* [What needs to be done] Leave out the pictures and restate the rest of the data exactly.

* [Raw data]
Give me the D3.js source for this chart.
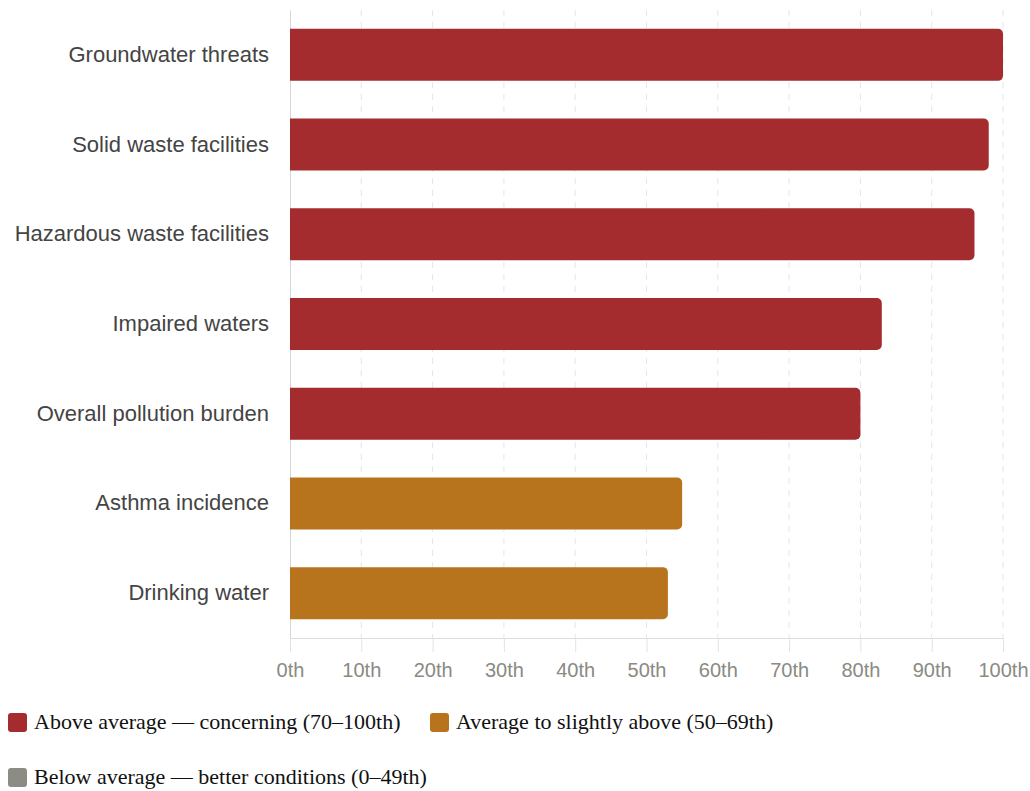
<!DOCTYPE html>
<html>
<head>
<meta charset="utf-8">
<script src="https://cdn.jsdelivr.net/npm/d3@7"></script>
<style>
  body { margin: 0; background: #fff; }
</style>
</head>
<body>
<div id="chart"></div>
<script>
// indicator percentiles
const categories = ['Groundwater threats', 'Solid waste facilities', 'Hazardous waste facilities',
  'Impaired waters', 'Overall pollution burden', 'Asthma incidence', 'Drinking water'];
const values = [100, 98, 96, 83, 80, 55, 53];
const tickValues = [0, 10, 20, 30, 40, 50, 60, 70, 80, 90, 100];
const legendLabels = ['Above average \u2014 concerning (70\u2013100th)',
  'Average to slightly above (50\u201369th)',
  'Below average \u2014 better conditions (0\u201349th)'];
const legendColors = ['#a42c2f', '#b8741c', '#8c8c84'];

const width = 1030, height = 791;
const margin = {top: 10, right: 27, bottom: 153, left: 290};

const svg = d3.select('#chart').append('svg')
  .attr('width', width)
  .attr('height', height);

const x = d3.scaleLinear()
  .domain([0, 100])
  .range([margin.left, width - margin.right]);

const y = d3.scaleBand()
  .domain(categories)
  .range([margin.top, height - margin.bottom])
  .paddingInner(0.42)
  .paddingOuter(0.21);

function colorFor(v) {
  if (v >= 70) return legendColors[0];
  if (v >= 50) return legendColors[1];
  return legendColors[2];
}

// dashed grid
svg.append('g')
  .selectAll('line')
  .data(tickValues.slice(1))
  .join('line')
  .attr('x1', d => x(d)).attr('x2', d => x(d))
  .attr('y1', margin.top).attr('y2', height - margin.bottom)
  .attr('stroke', '#e6e6e6')
  .attr('stroke-dasharray', '6,6');

// x axis
const xAxis = svg.append('g')
  .attr('transform', `translate(0,${height - margin.bottom})`)
  .call(d3.axisBottom(x).tickValues(tickValues).tickFormat(d => d + 'th').tickSize(14).tickSizeOuter(0).tickPadding(11));
xAxis.select('.domain').attr('stroke', '#dddddd');
xAxis.selectAll('.tick line').attr('stroke', '#e3e3e3');
xAxis.selectAll('.tick text')
  .attr('fill', '#8a8a82')
  .style('font-family', 'Helvetica, "Liberation Sans", Arial, sans-serif')
  .style('font-size', '20px');

// y axis
const yAxis = svg.append('g')
  .attr('transform', `translate(${margin.left},0)`)
  .call(d3.axisLeft(y).tickSize(0).tickPadding(21).tickSizeOuter(0));
yAxis.select('.domain').attr('stroke', '#d6d6d6');
yAxis.selectAll('.tick text')
  .attr('fill', '#444')
  .style('font-family', 'Helvetica, "Liberation Sans", Arial, sans-serif')
  .style('font-size', '22px');

// bars, right corners rounded
function barPath(v, cat) {
  const x0 = x(0), x1 = x(v), y0 = y(cat), h = y.bandwidth();
  const r = Math.min(5, (x1 - x0) / 2);
  const p = d3.path();
  p.moveTo(x0, y0);
  p.lineTo(x1 - r, y0);
  p.arcTo(x1, y0, x1, y0 + r, r);
  p.lineTo(x1, y0 + h - r);
  p.arcTo(x1, y0 + h, x1 - r, y0 + h, r);
  p.lineTo(x0, y0 + h);
  p.closePath();
  return p.toString();
}

svg.append('g')
  .selectAll('path')
  .data(values)
  .join('path')
  .attr('d', (d, i) => barPath(d, categories[i]))
  .attr('fill', d => colorFor(d));

// legend
const legendPos = [[8, 713], [430, 713], [8, 768]];
const legend = svg.append('g');
const items = legend.selectAll('g')
  .data(legendLabels)
  .join('g')
  .attr('transform', (d, i) => `translate(${legendPos[i][0]},${legendPos[i][1]})`);
items.append('rect')
  .attr('width', 19).attr('height', 19).attr('rx', 3)
  .attr('fill', (d, i) => legendColors[i]);
items.append('text')
  .attr('x', 26).attr('y', 16)
  .attr('fill', '#111')
  .style('font-family', '"Times New Roman", "Liberation Serif", serif')
  .style('font-size', '22px')
  .text(d => d);
</script>
</body>
</html>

* [Right answer]
Give me the D3.js source for this chart.
<!DOCTYPE html>
<html>
<head>
<meta charset="utf-8">
<script src="https://cdn.jsdelivr.net/npm/d3@7"></script>
<style>
  body { margin: 0; background: #fff; }
</style>
</head>
<body>
<div id="chart"></div>
<script>
// indicator percentiles
const categories = ['Groundwater threats', 'Solid waste facilities', 'Hazardous waste facilities',
  'Impaired waters', 'Overall pollution burden', 'Asthma incidence', 'Drinking water'];
const values = [100, 98, 96, 83, 80, 55, 53];
const tickValues = [0, 10, 20, 30, 40, 50, 60, 70, 80, 90, 100];
const legendLabels = ['Above average \u2014 concerning (70\u2013100th)',
  'Average to slightly above (50\u201369th)',
  'Below average \u2014 better conditions (0\u201349th)'];
const legendColors = ['#a42c2f', '#b8741c', '#8c8c84'];

const width = 1030, height = 791;
const margin = {top: 10, right: 27, bottom: 153, left: 290};

const svg = d3.select('#chart').append('svg')
  .attr('width', width)
  .attr('height', height);

const x = d3.scaleLinear()
  .domain([0, 100])
  .range([margin.left, width - margin.right]);

const y = d3.scaleBand()
  .domain(categories)
  .range([margin.top, height - margin.bottom])
  .paddingInner(0.42)
  .paddingOuter(0.21);

function colorFor(v) {
  if (v >= 70) return legendColors[0];
  if (v >= 50) return legendColors[1];
  return legendColors[2];
}

// dashed grid
svg.append('g')
  .selectAll('line')
  .data(tickValues.slice(1))
  .join('line')
  .attr('x1', d => x(d)).attr('x2', d => x(d))
  .attr('y1', margin.top).attr('y2', height - margin.bottom)
  .attr('stroke', '#e6e6e6')
  .attr('stroke-dasharray', '6,6');

// x axis
const xAxis = svg.append('g')
  .attr('transform', `translate(0,${height - margin.bottom})`)
  .call(d3.axisBottom(x).tickValues(tickValues).tickFormat(d => d + 'th').tickSize(14).tickSizeOuter(0).tickPadding(11));
xAxis.select('.domain').attr('stroke', '#dddddd');
xAxis.selectAll('.tick line').attr('stroke', '#e3e3e3');
xAxis.selectAll('.tick text')
  .attr('fill', '#8a8a82')
  .style('font-family', 'Helvetica, "Liberation Sans", Arial, sans-serif')
  .style('font-size', '20px');

// y axis
const yAxis = svg.append('g')
  .attr('transform', `translate(${margin.left},0)`)
  .call(d3.axisLeft(y).tickSize(0).tickPadding(21).tickSizeOuter(0));
yAxis.select('.domain').attr('stroke', '#d6d6d6');
yAxis.selectAll('.tick text')
  .attr('fill', '#444')
  .style('font-family', 'Helvetica, "Liberation Sans", Arial, sans-serif')
  .style('font-size', '22px');

// bars, right corners rounded
function barPath(v, cat) {
  const x0 = x(0), x1 = x(v), y0 = y(cat), h = y.bandwidth();
  const r = Math.min(5, (x1 - x0) / 2);
  const p = d3.path();
  p.moveTo(x0, y0);
  p.lineTo(x1 - r, y0);
  p.arcTo(x1, y0, x1, y0 + r, r);
  p.lineTo(x1, y0 + h - r);
  p.arcTo(x1, y0 + h, x1 - r, y0 + h, r);
  p.lineTo(x0, y0 + h);
  p.closePath();
  return p.toString();
}

svg.append('g')
  .selectAll('path')
  .data(values)
  .join('path')
  .attr('d', (d, i) => barPath(d, categories[i]))
  .attr('fill', d => colorFor(d));

// legend
const legendPos = [[8, 713], [430, 713], [8, 768]];
const legend = svg.append('g');
const items = legend.selectAll('g')
  .data(legendLabels)
  .join('g')
  .attr('transform', (d, i) => `translate(${legendPos[i][0]},${legendPos[i][1]})`);
items.append('rect')
  .attr('width', 19).attr('height', 19).attr('rx', 3)
  .attr('fill', (d, i) => legendColors[i]);
items.append('text')
  .attr('x', 26).attr('y', 16)
  .attr('fill', '#111')
  .style('font-family', '"Times New Roman", "Liberation Serif", serif')
  .style('font-size', '22px')
  .text(d => d);
</script>
</body>
</html>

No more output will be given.